- [Exercise task]:
Retype exactly the lines from the first one through the line with "import plotly.graph_objects as go", including both ends; skip any pictures.

- [Provided material]:
-- start --

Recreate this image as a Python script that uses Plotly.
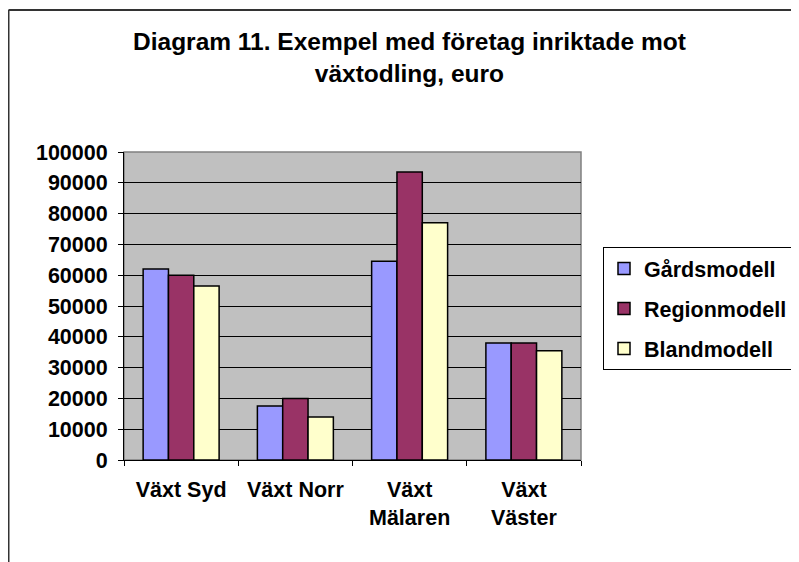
import plotly.graph_objects as go

categories = ["Växt Syd", "Växt Norr", "Växt<br>Mälaren", "Växt<br>Väster"]
gardsmodell = [62000, 17500, 64500, 38000]
regionmodell = [60000, 20000, 93500, 38000]
blandmodell = [56500, 14000, 77000, 35500]
series_names = ["Gårdsmodell", "Regionmodell", "Blandmodell"]
colors = ["#9999FF", "#993366", "#FFFFCC"]
y_ticks = [0, 10000, 20000, 30000, 40000, 50000, 60000, 70000, 80000, 90000, 100000]

OFF = 8  # browser body margin
W, H = 799, 562
L, R, T, B = 124 - OFF, 581 - OFF, 152 - OFF, 460 - OFF
pw, ph = R - L, B - T

def px_x(x):
    return (x - OFF - L) / pw

def px_y(y):
    return (B - (y - OFF)) / ph

FONT = "Liberation Sans, Arial, sans-serif"

fig = go.Figure()
for i, (name, vals) in enumerate(zip(series_names, [gardsmodell, regionmodell, blandmodell])):
    fig.add_trace(go.Bar(
        x=categories, y=vals, name=name, legendgroup=name,
        marker=dict(color=colors[i], line=dict(color="black", width=1.5)),
    ))

fig.update_layout(
    width=W, height=H,
    margin=dict(l=L, r=W - R, t=T, b=H - B),
    paper_bgcolor="white",
    plot_bgcolor="#C0C0C0",
    barmode="group",
    bargap=0.335,
    bargroupgap=0,
    font=dict(family=FONT, size=21, color="black", weight="bold"),
    annotations=[dict(
        text="Diagram 11. Exempel med företag inriktade mot<br>växtodling, euro",
        x=px_x(409), xref="paper", xanchor="center",
        y=px_y(26), yref="paper", yanchor="top",
        showarrow=False, align="center",
        font=dict(family=FONT, size=24.5, color="black", weight="bold"),
    )],
    legend=dict(
        x=px_x(603), y=px_y(247), xanchor="left", yanchor="top",
        xref="paper", yref="paper",
        bordercolor="black", borderwidth=1, bgcolor="white",
        font=dict(family=FONT, size=21.5, color="black", weight="bold"),
        traceorder="grouped", tracegroupgap=9,
    ),
    xaxis=dict(
        showline=True, linecolor="black", linewidth=1,
        ticks="outside", tickson="boundaries", ticklen=5, tickcolor="black",
        showgrid=False, tickfont=dict(size=21.5), ticklabelstandoff=10,
    ),
    yaxis=dict(
        range=[0, 100000], tickvals=y_ticks, ticktext=[str(v) for v in y_ticks],
        showline=True, linecolor="black", linewidth=1,
        ticks="outside", ticklen=5, tickcolor="black",
        showgrid=True, gridcolor="black", gridwidth=1,
        zeroline=False, tickfont=dict(size=21.5), ticklabelstandoff=6,
    ),
    shapes=[
        dict(type="rect", xref="paper", yref="paper", x0=0, y0=0, x1=1, y1=1,
             line=dict(color="#808080", width=1.5), layer="below"),
        dict(type="line", xref="paper", yref="paper",
             x0=px_x(8.5), y0=px_y(600), x1=px_x(8.5), y1=px_y(10),
             line=dict(color="#333333", width=2)),
        dict(type="line", xref="paper", yref="paper",
             x0=px_x(8.5), y0=px_y(10), x1=px_x(850), y1=px_y(10),
             line=dict(color="#333333", width=2)),
    ],
)

fig.write_html("out.html")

-- end --

- [Worked answer]:
Recreate this image as a Python script that uses Plotly.
import plotly.graph_objects as go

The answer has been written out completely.